Identifying common and specific microRNAs expressed in peripheral blood mononuclear cell of type 1, type 2, and gestational diabetes mellitus patients

Abstract

Background: Regardless the regulatory function of microRNAs (miRNA), their differential expression pattern has been used to define miRNA signatures and to disclose disease biomarkers. To address the question of whether patients presenting the different types of diabetes mellitus could be distinguished on the basis of their miRNA and mRNA expression profiling, we obtained peripheral blood mononuclear cell (PBMC) RNAs from 7 type 1 (T1D), 7 type 2 (T2D), and 6 gestational diabetes (GDM) patients, which were hybridized to Agilent miRNA and mRNA microarrays. Data quantification and quality control were obtained using the Feature Extraction software, and data distribution was normalized using quantile function implemented in the Aroma light package. Differentially expressed miRNAs/mRNAs were identified using Rank products, comparing T1DxGDM, T2DxGDM and T1DxT2D. Hierarchical clustering was performed using the average linkage criterion with Pearson uncentered distance as metrics.

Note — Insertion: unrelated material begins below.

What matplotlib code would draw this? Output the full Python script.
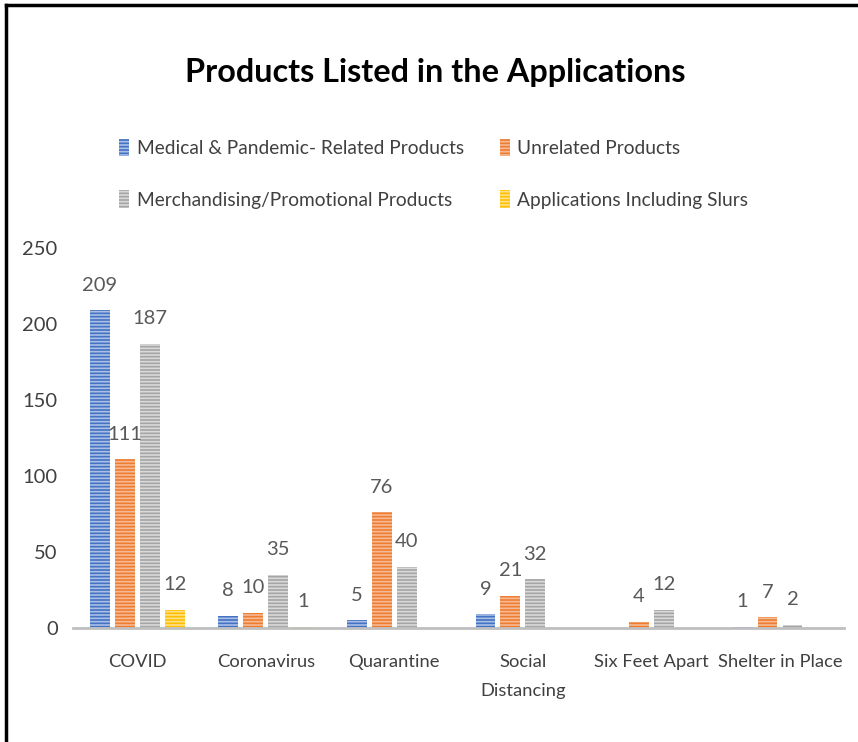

Results: The use of the same microarrays platform permitted the identification of sets of shared or specific miRNAs/mRNA interaction for each type of diabetes. Nine miRNAs (hsa-miR-126, hsa-miR-1307, hsa-miR-142-3p, hsa-miR-142-5p, hsa-miR-144, hsa-miR-199a-5p, hsa-miR-27a, hsa-miR-29b, and hsa-miR-342-3p) were shared among T1D, T2D and GDM, and additional specific miRNAs were identified for T1D (20 miRNAs), T2D (14) and GDM (19) patients. ROC curves allowed the identification of specific and relevant (greater AUC values) miRNAs for each type of diabetes, including: i) hsa-miR-1274a, hsa-miR-1274b and hsa-let-7f for T1D; ii) hsa-miR-222, hsa-miR-30e and hsa-miR-140-3p for T2D, and iii) hsa-miR-181a and hsa-miR-1268 for GDM. Many of these miRNAs targeted mRNAs associated with diabetes pathogenesis.

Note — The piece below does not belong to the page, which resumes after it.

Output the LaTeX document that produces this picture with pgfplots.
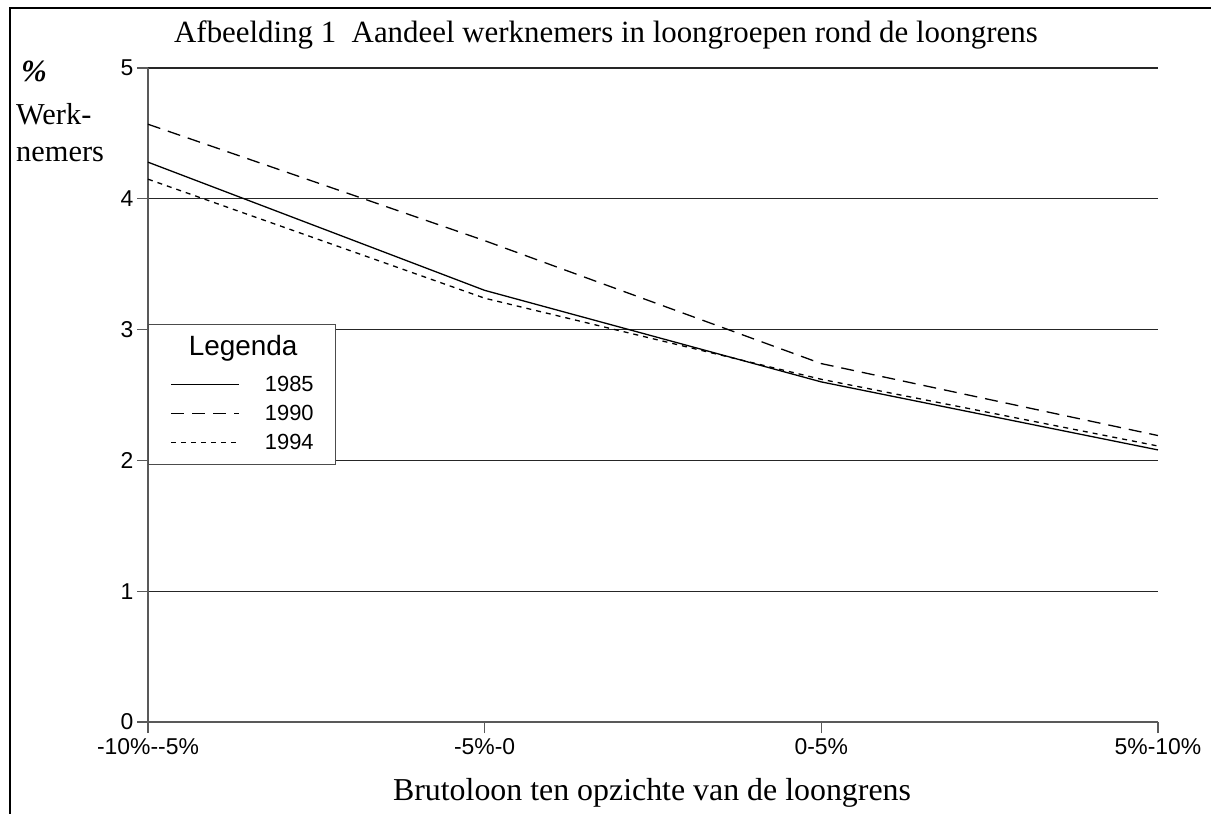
\documentclass[border=0pt]{standalone}
\usepackage{fontspec}
\setmainfont{Liberation Serif}
\newfontfamily\arial{Liberation Sans}
\usepackage{pgfplots}
\pgfplotsset{compat=1.18}
\pgfplotsset{
  legtop/.style={legend image code/.code={\draw[##1] (0bp,0bp) -- (68bp,0bp); \path[draw=none,fill=none] (0bp,0bp) -- (0bp,15bp);}},
  legbot/.style={legend image code/.code={\draw[##1] (0bp,0bp) -- (68bp,0bp); \path[draw=none,fill=none] (0bp,0bp) -- (0bp,-10.5bp);}},
}
\begin{document}
\begin{tikzpicture}
\path[use as bounding box] (0bp,0bp) rectangle (1211bp,814bp);
\draw[line width=2.5bp] (10bp,0bp) -- (10bp,806bp) -- (1211bp,806bp);
\node[anchor=base,font=\fontsize{31}{31}\selectfont] at (606bp,771bp) {Afbeelding 1\ \ Aandeel werknemers in loongroepen rond de loongrens};
\node[anchor=base west,inner sep=0pt,font=\fontsize{31}{31}\selectfont\bfseries\itshape] at (21bp,732bp) {\%};
\node[anchor=base west,inner sep=0pt,font=\fontsize{30.5}{30}\selectfont] at (16bp,689bp) {Werk-};
\node[anchor=base west,inner sep=0pt,font=\fontsize{30.5}{30}\selectfont] at (16bp,652bp) {nemers};
\node[anchor=base,font=\fontsize{32}{32}\selectfont] at (652bp,14bp) {Brutoloon ten opzichte van de loongrens};
\begin{axis}[
  at={(148bp,92bp)}, anchor=south west, scale only axis,
  width=1010bp, height=654bp,
  xmin=0, xmax=3, ymin=0, ymax=5,
  axis lines=left, axis line style={-, draw=black!65, line width=1.2bp},
  xtick={0,1,2,3},
  xticklabels={-10\%-\kern0pt-5\%, -5\%-0, 0-5\%, 5\%-10\%},
  ytick={0,1,2,3,4,5},
  tick style={draw=black!65, line width=1.2bp},
  tick align=outside, major tick length=11bp,
  ymajorgrids, grid style={draw=black!85, line width=1.2bp},
  ticklabel style={font=\arial\fontsize{23}{23}\selectfont},
  xticklabel style={yshift=-2bp},
  /pgf/number format/assume math mode=true,
  clip=false,
  legend style={at={(0,0.6086)}, anchor=north west,
    draw=black!70, line width=1.2bp, fill=white,
    font=\arial\fontsize{22}{22}\selectfont,
    nodes={inner sep=0bp},
    inner xsep=22bp, inner ysep=11bp,
    row sep=12.25bp, column sep=25bp,
    cells={anchor=west}},
  legend image code/.code={\draw[#1] (0bp,0bp) -- (68bp,0bp);},
]
\addlegendimage{empty legend}
\addlegendentry{\hspace*{-76bp}\fontsize{28}{28}\selectfont Legenda}
\addplot[black, line width=1.3bp, legtop]
  coordinates {(0,4.28) (1,3.30) (2,2.60) (3,2.08)};
\addlegendentry{1985}
\addplot[black, line width=1.3bp, dash pattern=on 13bp off 8bp] coordinates {(0,4.57) (1,3.68) (2,2.74) (3,2.19)};
\addlegendentry{1990}
\addplot[black, line width=1.3bp, dash pattern=on 5bp off 5bp, legbot]
  coordinates {(0,4.15) (1,3.24) (2,2.62) (3,2.11)};
\addlegendentry{1994}
\end{axis}
\end{tikzpicture}
\end{document}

Conclusions: These results indicate that PBMC can be used as reporter cells to characterize the miRNA expression profiling disclosed by the different diabetes mellitus manifestations. Shared miRNAs may characterize diabetes as a metabolic and inflammatory disorder, whereas specific miRNAs may represent biological markers for each type of diabetes, deserving further attention.

Figure 1

Hierarchical clustering of mRNA (upper dendrograms) and microRNAs (lower dendrograms). Clustering analyses refer to the comparisons of the transcript profiles (mRNA and miRNA) between T1D versus GDM (1A and 1D), between T2D versus GDM (1B and 1E), and between T1D versus T2D (1C and 1F). As observed, the mRNA and miRNA profiles were distinct for each type of diabetes.

Figure 2

Networks between miRNAs and mRNAs. The relationship between miRNAs and mRNAs were evaluated by constructing networks using the Cytoscape software. (A) Upper networks show all interactions described in Tables 1, 2 and 3, and (B) lower networks show only the negative correlations, i.e., increased miRNA versus decreased mRNA or vice-versa. Red circles represent miRNAs and the grey ones represent mRNA.

Figure 3

Venn diagrams showing common and specific microRNAs for the three types of diabetes. The central intersection of the upper diagram shows the nine shared miRNAs among T1D, T2D and GDM, the upper right intersection shows the 5 miRNAs specific for T2D, the upper left intersection shows the 11 miRNAs specific for T1D, and the middle lower intersection shows the 10 miRNAs specific for GDM patients. Lower Venn diagrams identify specific miRNAs for each type of diabetes (bold letters), as well as the shared ones.

Figure 4

Identification of most relevant specific miRNAs for each diabetes type. The values of the area under the curve (AUC) were estimated for all specific miRNAs obtained after the multiple comparisons among the three types of diabetes as shown in Figure 3. MiRNAs exhibiting high AUC values are highlighted within blue rectangles.